La tâche à effectuer, selon lui, consiste en une critique des mythes et des récits-cadres de la pensée musulmane, comme étape nécessaire à la désacralisation de la vérité religieuse et à la refondation d’une pensée humaniste, plurielle, rationaliste et séculariste dans le monde musulman.

Parallèlement, Mohammed Allal Sinaceur, le philosophe marocain écrivant en français, désignait en 1991, dans Le Monde diplomatique, l’interprétation coranique effectuée par Jacques Berque (anthropologue, historien et islamologue français) comme un « Coran des Lumières », dans le sens d’une « révélation comprise dans les limites de ce que la raison peut comprendre ».

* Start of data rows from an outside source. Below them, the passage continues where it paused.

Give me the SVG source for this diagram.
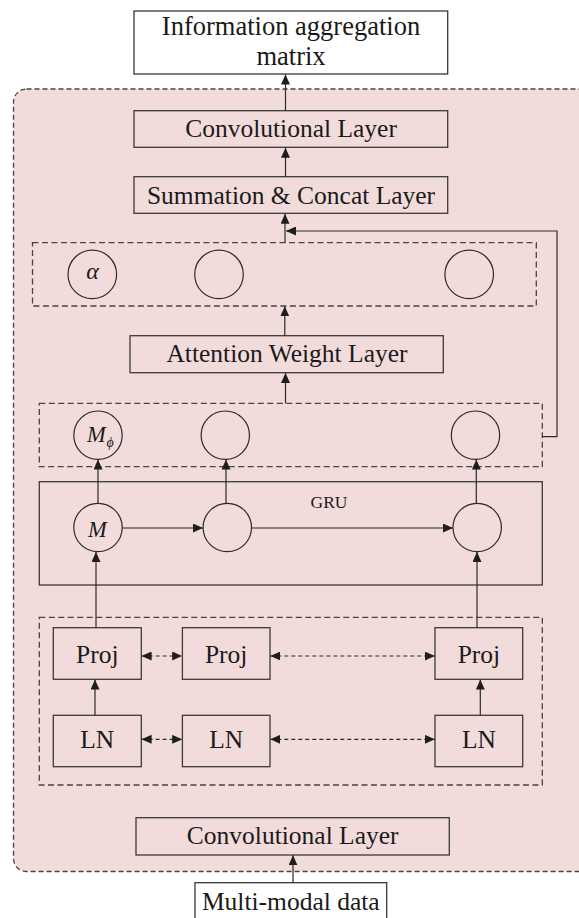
<svg xmlns="http://www.w3.org/2000/svg" width="579" height="918" viewBox="0 0 579 918">
<defs>
<marker id="ah" markerWidth="10" markerHeight="9" refX="10" refY="4.5" orient="auto" markerUnits="userSpaceOnUse"><path d="M0,0 L10,4.5 L0,9 z" fill="#1e1e1e"/></marker>
<marker id="ahs" markerWidth="10" markerHeight="9" refX="10" refY="4.5" orient="auto-start-reverse" markerUnits="userSpaceOnUse"><path d="M0,0 L10,4.5 L0,9 z" fill="#1e1e1e"/></marker>
</defs>
<style>
.box{fill:none;stroke:#3a3a3a;stroke-width:1.3}
.wbox{fill:#fff;stroke:#3a3a3a;stroke-width:1.3}
.dbox{fill:none;stroke:#444;stroke-width:1.3;stroke-dasharray:6 3.5}
.circ{fill:none;stroke:#2a2a2a;stroke-width:1.2}
.t{font-family:"Liberation Serif","Times New Roman",serif;font-size:25.5px;fill:#1a1a1a;text-anchor:middle}
.ti{font-style:italic}
.c{fill:none;stroke:#2a2a2a;stroke-width:1.2}
.cd{fill:none;stroke:#2a2a2a;stroke-width:1.2;stroke-dasharray:4 3}
</style>
<g id="region">
<rect x="13.5" y="89" width="600" height="782.5" rx="13" fill="#f2dcdb" stroke="#444" stroke-width="1.3" stroke-dasharray="5 3"/>
</g>
<g id="info-matrix">
<rect class="wbox" x="134" y="11" width="313.7" height="63"/>
<text class="t" x="291" y="35" style="font-size:26.5px">Information aggregation</text>
<text class="t" x="291" y="65" style="font-size:26.5px">matrix</text>
</g>
<g id="conv-top">
<rect class="box" x="134" y="110.7" width="313.7" height="36.6"/>
<text class="t" x="291" y="137">Convolutional Layer</text>
</g>
<g id="summation">
<rect class="box" x="134" y="176.7" width="313.7" height="36.6"/>
<text class="t" x="291" y="203.5">Summation &amp; Concat Layer</text>
</g>
<g id="alpha-group">
<rect class="dbox" x="32.5" y="242.7" width="503.8" height="63.3"/>
<circle class="circ" cx="92.3" cy="274.4" r="24.3"/>
<text class="t ti" x="92.5" y="278.8" style="font-size:24px">α</text>
<circle class="circ" cx="219" cy="274.4" r="24.3"/>
<circle class="circ" cx="469.2" cy="274.4" r="24.3"/>
</g>
<g id="attention">
<rect class="box" x="130" y="335.7" width="313.3" height="37"/>
<text class="t" x="287" y="361.7">Attention Weight Layer</text>
</g>
<g id="mphi-group">
<rect class="dbox" x="39.3" y="403.3" width="503" height="63.4"/>
<circle class="circ" cx="98" cy="435.2" r="24.2"/>
<text class="t ti" x="96.3" y="441.7" style="font-size:22.5px">M</text>
<text class="t ti" x="110" y="447" style="font-size:14px">ϕ</text>
<circle class="circ" cx="225.3" cy="435.2" r="24.2"/>
<circle class="circ" cx="475.5" cy="435.2" r="24.2"/>
</g>
<g id="gru">
<rect class="box" x="39.3" y="481.7" width="503" height="103.3"/>
<text class="t" x="329" y="507.7" style="font-size:17.5px">GRU</text>
<circle class="circ" cx="98" cy="527.5" r="24.2"/>
<text class="t ti" x="97.3" y="536.7" style="font-size:22.5px">M</text>
<circle class="circ" cx="227.3" cy="527.5" r="24.2"/>
<circle class="circ" cx="477.2" cy="527.5" r="24.2"/>
</g>
<g id="proj-ln-group">
<rect class="dbox" x="39.3" y="617.3" width="503" height="167.7"/>
</g>
<g id="proj1"><rect class="box" x="53.3" y="627.7" width="88" height="51.6"/><text class="t" x="97.3" y="662.7">Proj</text></g>
<g id="proj2"><rect class="box" x="182.4" y="627.7" width="87.6" height="51.6"/><text class="t" x="226.2" y="662.7">Proj</text></g>
<g id="proj3"><rect class="box" x="435" y="627.7" width="87.7" height="51.6"/><text class="t" x="478.9" y="662.7">Proj</text></g>
<g id="ln1"><rect class="box" x="53.3" y="715.3" width="88" height="51.4"/><text class="t" x="97.3" y="748.3">LN</text></g>
<g id="ln2"><rect class="box" x="182.4" y="715.3" width="87.6" height="51.4"/><text class="t" x="226.2" y="748.3">LN</text></g>
<g id="ln3"><rect class="box" x="435" y="715.3" width="87.7" height="51.4"/><text class="t" x="478.9" y="748.3">LN</text></g>
<g id="conv-bottom">
<rect class="box" x="136" y="817.7" width="313.3" height="37.3"/>
<text class="t" x="292.7" y="844">Convolutional Layer</text>
</g>
<g id="multimodal">
<rect class="wbox" x="195" y="882.7" width="191.7" height="37"/>
<text class="t" x="290.8" y="910">Multi-modal data</text>
</g>
<g id="connectors">
<line class="c" x1="285.5" y1="110.7" x2="285.5" y2="74.5" marker-end="url(#ah)"/>
<line class="c" x1="285.5" y1="176.7" x2="285.5" y2="147.8" marker-end="url(#ah)"/>
<line class="c" x1="285" y1="242.7" x2="285" y2="213.8" marker-end="url(#ah)"/>
<polyline class="c" points="542.3,436.7 557,436.7 557,231 286,231" marker-end="url(#ah)"/>
<line class="c" x1="284.8" y1="335.7" x2="284.8" y2="306.3" marker-end="url(#ah)"/>
<line class="c" x1="285.5" y1="403.3" x2="285.5" y2="373" marker-end="url(#ah)"/>
<line class="c" x1="98" y1="503.3" x2="98" y2="459.6" marker-end="url(#ah)"/>
<line class="c" x1="226" y1="503.3" x2="226" y2="459.6" marker-end="url(#ah)"/>
<line class="c" x1="476.3" y1="503.3" x2="476.3" y2="459.6" marker-end="url(#ah)"/>
<line class="c" x1="122.2" y1="528" x2="203" y2="528" marker-end="url(#ah)"/>
<line class="c" x1="251.5" y1="528" x2="453" y2="528" marker-end="url(#ah)"/>
<line class="c" x1="96" y1="627.7" x2="96" y2="551.9" marker-end="url(#ah)"/>
<line class="c" x1="477" y1="627.7" x2="477" y2="551.9" marker-end="url(#ah)"/>
<line class="c" x1="95" y1="715.3" x2="95" y2="679.6" marker-end="url(#ah)"/>
<line class="c" x1="480.3" y1="715.3" x2="480.3" y2="679.6" marker-end="url(#ah)"/>
<line class="cd" x1="141.6" y1="656" x2="182.2" y2="656" marker-start="url(#ahs)" marker-end="url(#ah)"/>
<line class="cd" x1="270.3" y1="656" x2="434.8" y2="656" marker-start="url(#ahs)" marker-end="url(#ah)"/>
<line class="cd" x1="141.6" y1="739.3" x2="182.2" y2="739.3" marker-start="url(#ahs)" marker-end="url(#ah)"/>
<line class="cd" x1="270.3" y1="739.3" x2="434.8" y2="739.3" marker-start="url(#ahs)" marker-end="url(#ah)"/>
<line class="c" x1="293" y1="882.7" x2="293" y2="855.3" marker-end="url(#ah)"/>
</g>
</svg>
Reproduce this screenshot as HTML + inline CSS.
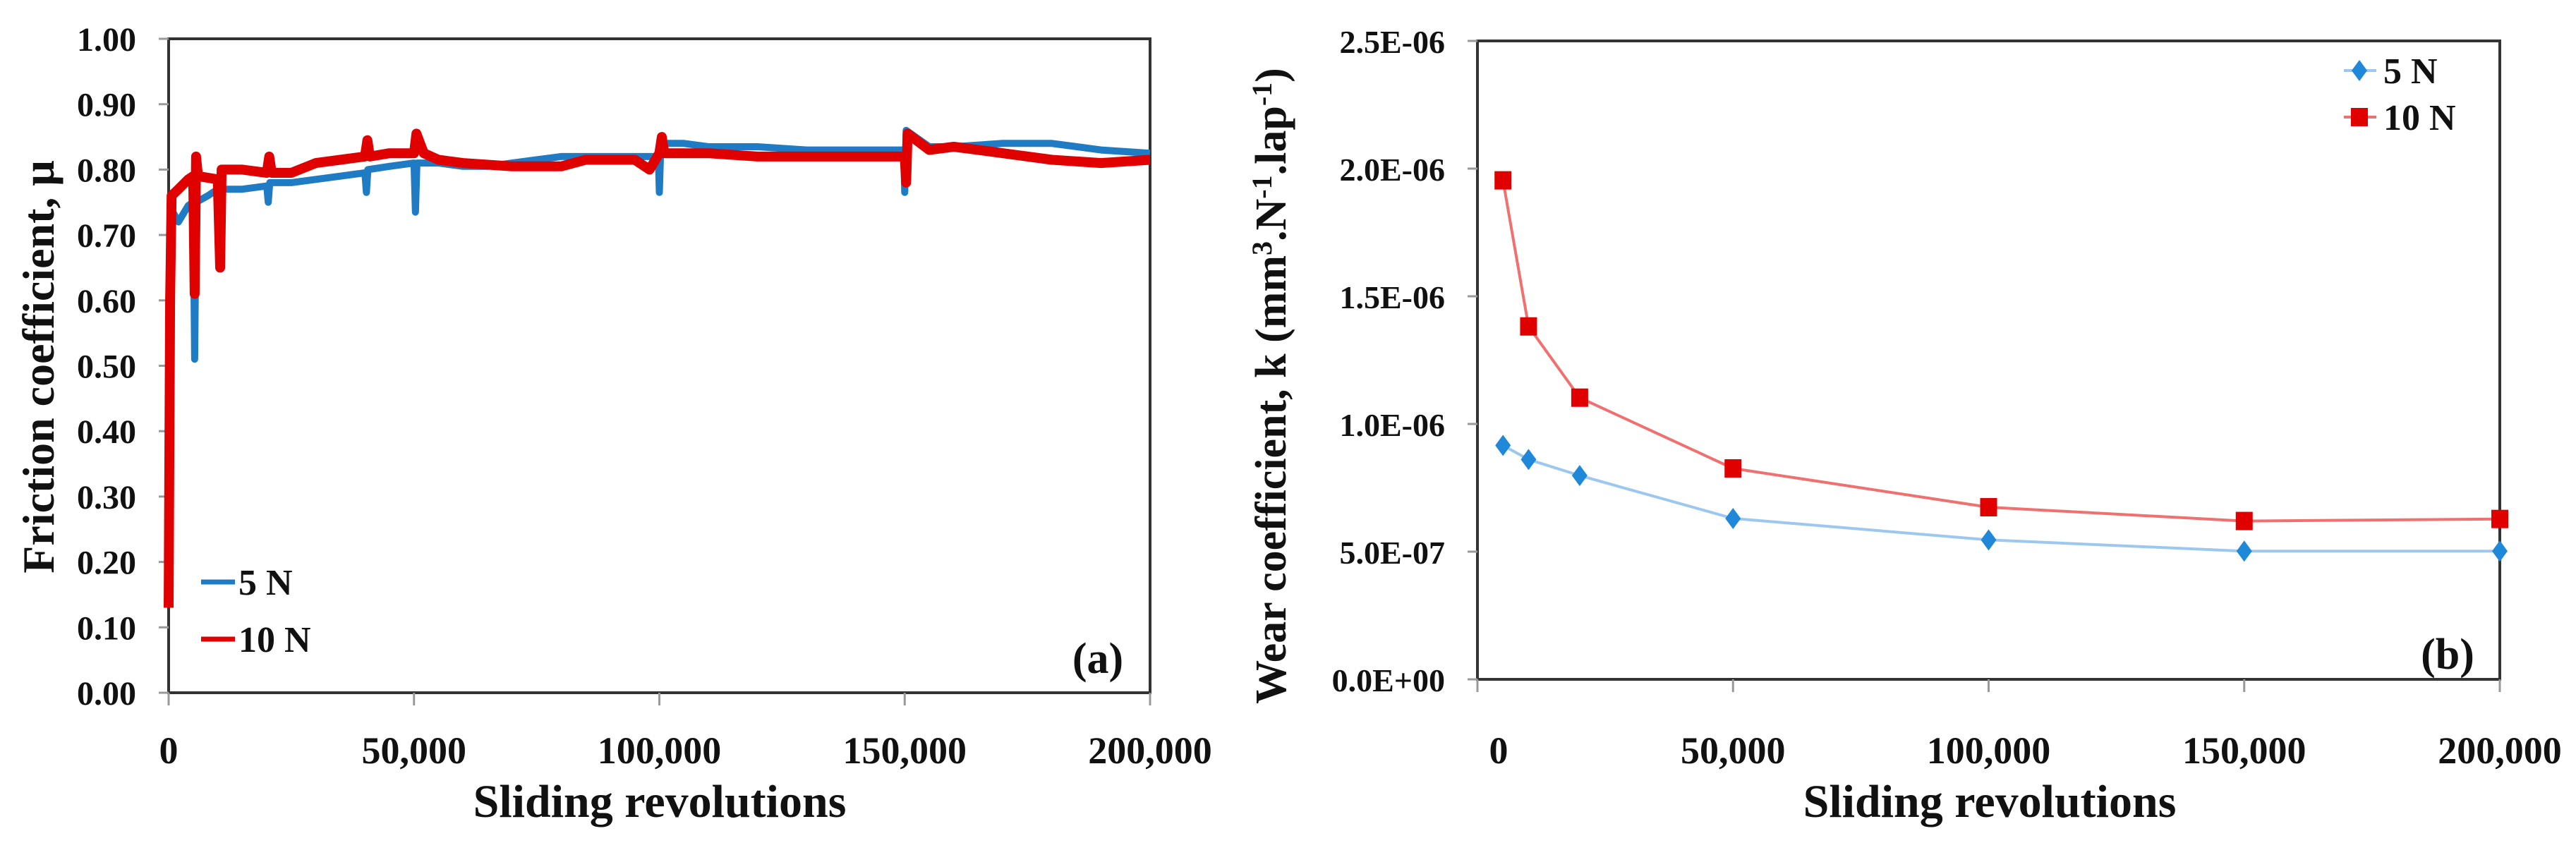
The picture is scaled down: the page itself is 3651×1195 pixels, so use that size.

C’est ainsi, en fait, qu’est née l’expression « l’islam des Lumières » : un commentaire d’un philosophe sur l’œuvre d’un érudit et traducteur du Coran. Mais tout cela est malheureusement resté anecdotique. La montée de l’islamisme qui a spectaculairement frappé le monde occidental à travers les événements du 11 septembre 2001 a motivé quelques intellectuels musulmans franco-maghrébins à imaginer un autre islam dans une perspective apologétique : se défendre contre la violence islamiste par la promotion d’un islam à visage humain.

Bien que ceux qui utilisent l’expression soient nombreux, le seul intellectuel à avoir réellement produit un effort pour « construire » un islam des Lumières est Malek Chebel, anthropologue et penseur franco-algérien. Celui-ci a publié en 2004 Le Manifeste pour un Islam des Lumières. 27 propositions pour réformer l’islam.